Больше всего на свете мне хотелось рассказать ему об утренней беседе с Лиз — мол, есть человек, который верит мне, верит, что я не напридумывала себе всякие ужасы, что угроза реальна, — но я отлично понимала, что это ничего не изменит, и он будет видеть все в прежнем свете. Карл решит, что Лиз либо поддакивала мне из вежливости, либо согласилась потому, что не в курсе моей предыстории.

— Неплохо, — ответила я. — Утром заглянула Лиз на чашку кофе, потом я занималась домашними делами. А что у тебя?

— Более-менее. Пришлось съездить с инспекционной проверкой в магазин в Дорчестере. Ну и местечко — будто сцена из «Ночи живых мертвецов». Надо что-то радикально менять в этом магазине. В морге и то больше жизни.

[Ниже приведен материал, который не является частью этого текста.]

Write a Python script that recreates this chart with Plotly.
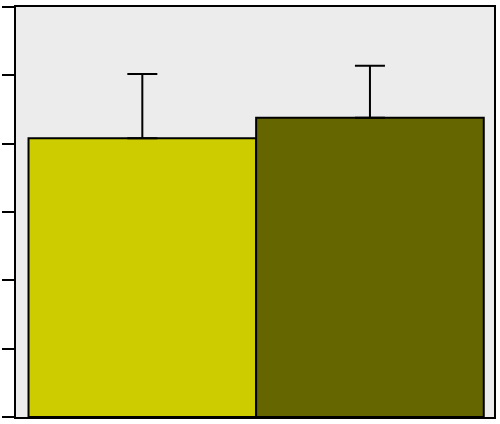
import plotly.graph_objects as go

categories = [0, 1]
values = [4.08, 4.38]
errors_plus = [0.94, 0.76]
colors = ["#cccc00", "#666600"]
y_ticks = [0, 1, 2, 3, 4, 5, 6]

fig = go.Figure()
fig.add_trace(go.Bar(
    x=categories,
    y=values,
    width=1,
    marker=dict(color=colors, line=dict(color="black", width=2)),
    error_y=dict(type="data", symmetric=False, array=errors_plus,
                 arrayminus=[0, 0], color="black", thickness=2, width=15),
    hoverinfo="skip",
))

fig.update_layout(
    width=500, height=424,
    margin=dict(l=16, r=4, t=7, b=7),
    paper_bgcolor="white",
    plot_bgcolor="#ececec",
    showlegend=False,
    xaxis=dict(range=[-0.555, 1.545], showticklabels=False, ticks="",
               showgrid=False, zeroline=False, showline=True,
               linecolor="black", linewidth=2, mirror=True),
    yaxis=dict(range=[0, 6], tickvals=y_ticks, showticklabels=False,
               ticks="outside", ticklen=12, tickwidth=2, tickcolor="black",
               showgrid=False, zeroline=False, showline=True,
               linecolor="black", linewidth=2, mirror=True),
)

fig.write_html("out.html",
               config={"displayModeBar": False},
               post_script="document.body.style.margin='0';document.body.style.overflow='hidden';")
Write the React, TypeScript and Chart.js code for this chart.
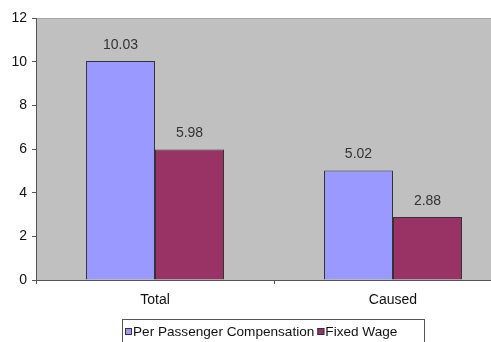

Знакомый голос, знакомое выражение лица, знакомая поза на стуле — только все не то, совсем не то. Карл старался быть самим собой, но фальшь заявляла о себе во всеуслышание. Он гнал от себя прочь тревожную озабоченность моим состоянием, как человек, игнорирующий ранние симптомы страшной болезни, убеждает всех и каждого: «Смотрите, я в полном порядке!» А я пыталась игнорировать, что вижу его насквозь, понимая, что даже малейшее упоминание об этом вызовет еще более ожесточенный спор и мое разочарование от его нежелания понять перейдет в ярость.

Остаток ужина тянулся в молчании, затем мы смотрели телевизор. Все было как раньше, но совсем не так: мы сидели молча, приклеив взгляды к экрану, словно ничего более захватывающего, чем в этот понедельник, не показывали за все время существования телевидения. Я-то была уверена, что угроза подстерегает лишь меня, но, краешком глаза поглядывая на Карла, поняла, что ошибалась. Когда мы переехали сюда, у нас была абсолютно здоровая семья, но странные происшествия способны подорвать здоровье отношений так же легко, как и смерть; последние события, словно многотонная фура, сбросили их с дороги в кювет, и теперь они цеплялись за жизнь, как тяжелый больной в реанимации.

Все еще можно восстановить, в отчаянии убеждала я себя. Нужно лишь отыскать разумное толкование этих событий, их рациональное объяснение и подтверждение моей правоты. Однако я понимала, что если здоровью нашей семьи и суждено восстановиться, то это должно произойти как можно быстрее. Иначе будет поздно. В недалеком будущем напряженность и взаимное недоверие окончательно разрушат наш брак. С каждым днем я чувствовала, как мы все больше отдаляемся друг от друга, и настанет день, когда мы вообще перестанем слышать друг друга, даже если будем кричать во все горло.

Я смотрела на Карла, когда была уверена, что он не замечает моего взгляда, смотрела на темные очертания его профиля. Внешне он был спокоен, но в душе, я знала, переживал не меньше моего. А иногда чувствовала на себе его взгляд и гадала — о чем думает он и что представляет себе, глядя на мое лицо?

Поздно вечером, лежа в постели, я слышала, как он чистит в ванной зубы, затем свет в ванной комнате погас, и на пороге спальни я увидела его силуэт, освещенный пепельно-бледным лунным светом. Он лег в постель. Не говоря ни слова, мы придвинулись друг к другу, интуитивно почувствовав, что сейчас необходимо каждому из нас. Это была скорее безысходность, чем страсть, стремление быть вместе — не важно, как и во имя чего. Сам по себе секс хорош, но недостаточен, — лейкопластырь вместо хирургических ниток, слабое лекарство для полного выздоровления. Удовольствие было поверхностным, безликим. Мы любили друг друга на семейном ложе, а ощущали себя чужими людьми.